■ **Source data**

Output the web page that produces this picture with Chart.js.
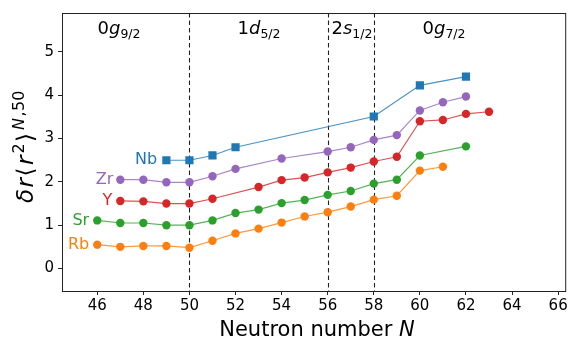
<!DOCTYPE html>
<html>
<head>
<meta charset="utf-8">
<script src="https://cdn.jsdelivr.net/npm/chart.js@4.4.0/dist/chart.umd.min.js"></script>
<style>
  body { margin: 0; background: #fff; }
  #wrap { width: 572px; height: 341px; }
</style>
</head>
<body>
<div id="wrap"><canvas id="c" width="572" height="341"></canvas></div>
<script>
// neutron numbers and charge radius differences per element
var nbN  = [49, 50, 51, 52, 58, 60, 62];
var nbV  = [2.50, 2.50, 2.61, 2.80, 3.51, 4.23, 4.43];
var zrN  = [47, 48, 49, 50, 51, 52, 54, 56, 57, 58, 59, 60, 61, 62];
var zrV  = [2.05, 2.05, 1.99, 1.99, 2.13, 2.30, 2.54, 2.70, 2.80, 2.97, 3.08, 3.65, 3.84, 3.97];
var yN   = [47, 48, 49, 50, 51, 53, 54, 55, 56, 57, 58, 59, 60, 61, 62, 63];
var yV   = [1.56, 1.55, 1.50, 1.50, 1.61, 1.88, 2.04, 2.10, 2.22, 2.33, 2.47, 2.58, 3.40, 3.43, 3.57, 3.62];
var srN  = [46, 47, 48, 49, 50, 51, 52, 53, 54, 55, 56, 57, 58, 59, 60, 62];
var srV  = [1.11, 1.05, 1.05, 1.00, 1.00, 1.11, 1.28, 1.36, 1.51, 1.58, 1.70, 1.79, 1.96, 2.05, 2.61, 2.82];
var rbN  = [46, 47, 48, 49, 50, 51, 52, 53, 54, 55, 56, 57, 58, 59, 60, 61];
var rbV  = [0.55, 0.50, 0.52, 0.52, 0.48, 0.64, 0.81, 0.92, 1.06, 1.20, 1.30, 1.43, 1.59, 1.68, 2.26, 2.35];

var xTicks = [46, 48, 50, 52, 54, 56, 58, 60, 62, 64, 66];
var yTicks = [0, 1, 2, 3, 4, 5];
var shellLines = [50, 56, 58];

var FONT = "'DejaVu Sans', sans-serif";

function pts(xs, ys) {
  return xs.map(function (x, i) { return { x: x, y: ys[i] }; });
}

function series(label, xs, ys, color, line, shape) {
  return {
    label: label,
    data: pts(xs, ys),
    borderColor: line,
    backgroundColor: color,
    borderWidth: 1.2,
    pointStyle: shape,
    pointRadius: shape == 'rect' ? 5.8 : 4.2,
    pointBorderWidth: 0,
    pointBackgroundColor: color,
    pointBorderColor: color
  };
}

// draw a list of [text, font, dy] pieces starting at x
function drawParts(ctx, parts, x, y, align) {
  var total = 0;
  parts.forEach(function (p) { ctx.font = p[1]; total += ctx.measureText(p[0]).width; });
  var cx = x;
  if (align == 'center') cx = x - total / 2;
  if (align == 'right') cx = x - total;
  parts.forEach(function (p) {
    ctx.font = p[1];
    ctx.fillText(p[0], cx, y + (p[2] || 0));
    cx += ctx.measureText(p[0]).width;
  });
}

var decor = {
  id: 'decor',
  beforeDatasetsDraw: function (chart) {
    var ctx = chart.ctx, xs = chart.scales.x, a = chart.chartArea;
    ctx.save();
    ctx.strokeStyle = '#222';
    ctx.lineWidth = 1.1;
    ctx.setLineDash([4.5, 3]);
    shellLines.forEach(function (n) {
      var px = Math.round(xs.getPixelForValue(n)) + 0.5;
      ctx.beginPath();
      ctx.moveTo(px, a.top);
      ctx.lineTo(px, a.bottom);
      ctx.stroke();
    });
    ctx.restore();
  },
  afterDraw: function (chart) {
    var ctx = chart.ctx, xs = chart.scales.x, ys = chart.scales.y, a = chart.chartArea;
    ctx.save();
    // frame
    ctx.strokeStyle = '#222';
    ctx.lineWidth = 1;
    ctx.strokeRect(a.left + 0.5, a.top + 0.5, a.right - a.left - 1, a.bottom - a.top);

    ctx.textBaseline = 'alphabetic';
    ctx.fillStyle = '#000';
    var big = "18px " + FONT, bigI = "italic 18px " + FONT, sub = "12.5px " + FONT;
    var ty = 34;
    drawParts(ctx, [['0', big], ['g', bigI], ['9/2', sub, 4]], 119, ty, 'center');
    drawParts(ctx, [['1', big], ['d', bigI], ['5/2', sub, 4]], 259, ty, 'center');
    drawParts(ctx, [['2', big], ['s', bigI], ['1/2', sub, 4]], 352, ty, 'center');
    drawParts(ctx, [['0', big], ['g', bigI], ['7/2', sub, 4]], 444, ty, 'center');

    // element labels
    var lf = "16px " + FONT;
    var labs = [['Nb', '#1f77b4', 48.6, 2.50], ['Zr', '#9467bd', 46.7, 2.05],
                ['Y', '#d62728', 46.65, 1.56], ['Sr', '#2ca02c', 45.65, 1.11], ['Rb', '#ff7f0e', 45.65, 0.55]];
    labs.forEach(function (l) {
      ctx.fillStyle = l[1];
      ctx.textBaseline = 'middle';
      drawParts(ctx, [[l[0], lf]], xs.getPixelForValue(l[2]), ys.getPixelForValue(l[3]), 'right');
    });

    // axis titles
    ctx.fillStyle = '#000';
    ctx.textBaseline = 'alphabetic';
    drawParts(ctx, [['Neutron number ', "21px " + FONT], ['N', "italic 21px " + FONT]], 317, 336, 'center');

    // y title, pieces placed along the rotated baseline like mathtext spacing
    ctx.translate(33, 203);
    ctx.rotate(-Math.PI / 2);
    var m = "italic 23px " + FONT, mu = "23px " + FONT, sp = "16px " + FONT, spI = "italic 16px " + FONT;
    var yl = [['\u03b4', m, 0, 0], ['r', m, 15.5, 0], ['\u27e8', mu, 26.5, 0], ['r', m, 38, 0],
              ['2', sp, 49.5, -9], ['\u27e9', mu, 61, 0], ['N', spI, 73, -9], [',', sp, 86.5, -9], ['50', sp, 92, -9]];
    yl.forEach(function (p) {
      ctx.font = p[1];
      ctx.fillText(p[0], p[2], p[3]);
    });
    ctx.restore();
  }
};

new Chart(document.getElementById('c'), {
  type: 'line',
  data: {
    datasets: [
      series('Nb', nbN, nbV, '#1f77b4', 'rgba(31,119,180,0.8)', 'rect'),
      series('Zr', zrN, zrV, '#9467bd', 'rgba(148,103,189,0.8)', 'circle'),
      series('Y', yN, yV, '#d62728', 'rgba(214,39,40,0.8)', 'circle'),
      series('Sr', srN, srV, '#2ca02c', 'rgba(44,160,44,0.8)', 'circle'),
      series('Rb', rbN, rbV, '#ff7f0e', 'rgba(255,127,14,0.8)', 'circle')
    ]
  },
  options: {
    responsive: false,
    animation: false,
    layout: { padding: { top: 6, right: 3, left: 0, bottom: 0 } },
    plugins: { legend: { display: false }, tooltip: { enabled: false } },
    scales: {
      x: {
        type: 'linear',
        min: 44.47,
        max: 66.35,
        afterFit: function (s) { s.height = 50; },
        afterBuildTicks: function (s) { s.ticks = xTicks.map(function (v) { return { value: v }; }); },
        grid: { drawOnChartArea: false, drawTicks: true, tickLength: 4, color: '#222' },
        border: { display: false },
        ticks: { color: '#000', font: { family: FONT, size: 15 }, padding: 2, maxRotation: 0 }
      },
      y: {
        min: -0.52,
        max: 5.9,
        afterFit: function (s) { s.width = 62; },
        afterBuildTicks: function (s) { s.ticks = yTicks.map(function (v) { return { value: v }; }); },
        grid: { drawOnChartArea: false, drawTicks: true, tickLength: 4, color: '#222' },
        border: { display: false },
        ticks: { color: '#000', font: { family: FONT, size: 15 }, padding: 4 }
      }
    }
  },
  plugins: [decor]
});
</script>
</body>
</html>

■ **Task directions**
Copy the material above in full and exactly, skipping pictures.

■ **Exercise answer**
Output the web page that produces this picture with Chart.js.
<!DOCTYPE html>
<html>
<head>
<meta charset="utf-8">
<script src="https://cdn.jsdelivr.net/npm/chart.js@4.4.0/dist/chart.umd.min.js"></script>
<style>
  body { margin: 0; background: #fff; }
  #wrap { width: 572px; height: 341px; }
</style>
</head>
<body>
<div id="wrap"><canvas id="c" width="572" height="341"></canvas></div>
<script>
// neutron numbers and charge radius differences per element
var nbN  = [49, 50, 51, 52, 58, 60, 62];
var nbV  = [2.50, 2.50, 2.61, 2.80, 3.51, 4.23, 4.43];
var zrN  = [47, 48, 49, 50, 51, 52, 54, 56, 57, 58, 59, 60, 61, 62];
var zrV  = [2.05, 2.05, 1.99, 1.99, 2.13, 2.30, 2.54, 2.70, 2.80, 2.97, 3.08, 3.65, 3.84, 3.97];
var yN   = [47, 48, 49, 50, 51, 53, 54, 55, 56, 57, 58, 59, 60, 61, 62, 63];
var yV   = [1.56, 1.55, 1.50, 1.50, 1.61, 1.88, 2.04, 2.10, 2.22, 2.33, 2.47, 2.58, 3.40, 3.43, 3.57, 3.62];
var srN  = [46, 47, 48, 49, 50, 51, 52, 53, 54, 55, 56, 57, 58, 59, 60, 62];
var srV  = [1.11, 1.05, 1.05, 1.00, 1.00, 1.11, 1.28, 1.36, 1.51, 1.58, 1.70, 1.79, 1.96, 2.05, 2.61, 2.82];
var rbN  = [46, 47, 48, 49, 50, 51, 52, 53, 54, 55, 56, 57, 58, 59, 60, 61];
var rbV  = [0.55, 0.50, 0.52, 0.52, 0.48, 0.64, 0.81, 0.92, 1.06, 1.20, 1.30, 1.43, 1.59, 1.68, 2.26, 2.35];

var xTicks = [46, 48, 50, 52, 54, 56, 58, 60, 62, 64, 66];
var yTicks = [0, 1, 2, 3, 4, 5];
var shellLines = [50, 56, 58];

var FONT = "'DejaVu Sans', sans-serif";

function pts(xs, ys) {
  return xs.map(function (x, i) { return { x: x, y: ys[i] }; });
}

function series(label, xs, ys, color, line, shape) {
  return {
    label: label,
    data: pts(xs, ys),
    borderColor: line,
    backgroundColor: color,
    borderWidth: 1.2,
    pointStyle: shape,
    pointRadius: shape == 'rect' ? 5.8 : 4.2,
    pointBorderWidth: 0,
    pointBackgroundColor: color,
    pointBorderColor: color
  };
}

// draw a list of [text, font, dy] pieces starting at x
function drawParts(ctx, parts, x, y, align) {
  var total = 0;
  parts.forEach(function (p) { ctx.font = p[1]; total += ctx.measureText(p[0]).width; });
  var cx = x;
  if (align == 'center') cx = x - total / 2;
  if (align == 'right') cx = x - total;
  parts.forEach(function (p) {
    ctx.font = p[1];
    ctx.fillText(p[0], cx, y + (p[2] || 0));
    cx += ctx.measureText(p[0]).width;
  });
}

var decor = {
  id: 'decor',
  beforeDatasetsDraw: function (chart) {
    var ctx = chart.ctx, xs = chart.scales.x, a = chart.chartArea;
    ctx.save();
    ctx.strokeStyle = '#222';
    ctx.lineWidth = 1.1;
    ctx.setLineDash([4.5, 3]);
    shellLines.forEach(function (n) {
      var px = Math.round(xs.getPixelForValue(n)) + 0.5;
      ctx.beginPath();
      ctx.moveTo(px, a.top);
      ctx.lineTo(px, a.bottom);
      ctx.stroke();
    });
    ctx.restore();
  },
  afterDraw: function (chart) {
    var ctx = chart.ctx, xs = chart.scales.x, ys = chart.scales.y, a = chart.chartArea;
    ctx.save();
    // frame
    ctx.strokeStyle = '#222';
    ctx.lineWidth = 1;
    ctx.strokeRect(a.left + 0.5, a.top + 0.5, a.right - a.left - 1, a.bottom - a.top);

    ctx.textBaseline = 'alphabetic';
    ctx.fillStyle = '#000';
    var big = "18px " + FONT, bigI = "italic 18px " + FONT, sub = "12.5px " + FONT;
    var ty = 34;
    drawParts(ctx, [['0', big], ['g', bigI], ['9/2', sub, 4]], 119, ty, 'center');
    drawParts(ctx, [['1', big], ['d', bigI], ['5/2', sub, 4]], 259, ty, 'center');
    drawParts(ctx, [['2', big], ['s', bigI], ['1/2', sub, 4]], 352, ty, 'center');
    drawParts(ctx, [['0', big], ['g', bigI], ['7/2', sub, 4]], 444, ty, 'center');

    // element labels
    var lf = "16px " + FONT;
    var labs = [['Nb', '#1f77b4', 48.6, 2.50], ['Zr', '#9467bd', 46.7, 2.05],
                ['Y', '#d62728', 46.65, 1.56], ['Sr', '#2ca02c', 45.65, 1.11], ['Rb', '#ff7f0e', 45.65, 0.55]];
    labs.forEach(function (l) {
      ctx.fillStyle = l[1];
      ctx.textBaseline = 'middle';
      drawParts(ctx, [[l[0], lf]], xs.getPixelForValue(l[2]), ys.getPixelForValue(l[3]), 'right');
    });

    // axis titles
    ctx.fillStyle = '#000';
    ctx.textBaseline = 'alphabetic';
    drawParts(ctx, [['Neutron number ', "21px " + FONT], ['N', "italic 21px " + FONT]], 317, 336, 'center');

    // y title, pieces placed along the rotated baseline like mathtext spacing
    ctx.translate(33, 203);
    ctx.rotate(-Math.PI / 2);
    var m = "italic 23px " + FONT, mu = "23px " + FONT, sp = "16px " + FONT, spI = "italic 16px " + FONT;
    var yl = [['\u03b4', m, 0, 0], ['r', m, 15.5, 0], ['\u27e8', mu, 26.5, 0], ['r', m, 38, 0],
              ['2', sp, 49.5, -9], ['\u27e9', mu, 61, 0], ['N', spI, 73, -9], [',', sp, 86.5, -9], ['50', sp, 92, -9]];
    yl.forEach(function (p) {
      ctx.font = p[1];
      ctx.fillText(p[0], p[2], p[3]);
    });
    ctx.restore();
  }
};

new Chart(document.getElementById('c'), {
  type: 'line',
  data: {
    datasets: [
      series('Nb', nbN, nbV, '#1f77b4', 'rgba(31,119,180,0.8)', 'rect'),
      series('Zr', zrN, zrV, '#9467bd', 'rgba(148,103,189,0.8)', 'circle'),
      series('Y', yN, yV, '#d62728', 'rgba(214,39,40,0.8)', 'circle'),
      series('Sr', srN, srV, '#2ca02c', 'rgba(44,160,44,0.8)', 'circle'),
      series('Rb', rbN, rbV, '#ff7f0e', 'rgba(255,127,14,0.8)', 'circle')
    ]
  },
  options: {
    responsive: false,
    animation: false,
    layout: { padding: { top: 6, right: 3, left: 0, bottom: 0 } },
    plugins: { legend: { display: false }, tooltip: { enabled: false } },
    scales: {
      x: {
        type: 'linear',
        min: 44.47,
        max: 66.35,
        afterFit: function (s) { s.height = 50; },
        afterBuildTicks: function (s) { s.ticks = xTicks.map(function (v) { return { value: v }; }); },
        grid: { drawOnChartArea: false, drawTicks: true, tickLength: 4, color: '#222' },
        border: { display: false },
        ticks: { color: '#000', font: { family: FONT, size: 15 }, padding: 2, maxRotation: 0 }
      },
      y: {
        min: -0.52,
        max: 5.9,
        afterFit: function (s) { s.width = 62; },
        afterBuildTicks: function (s) { s.ticks = yTicks.map(function (v) { return { value: v }; }); },
        grid: { drawOnChartArea: false, drawTicks: true, tickLength: 4, color: '#222' },
        border: { display: false },
        ticks: { color: '#000', font: { family: FONT, size: 15 }, padding: 4 }
      }
    }
  },
  plugins: [decor]
});
</script>
</body>
</html>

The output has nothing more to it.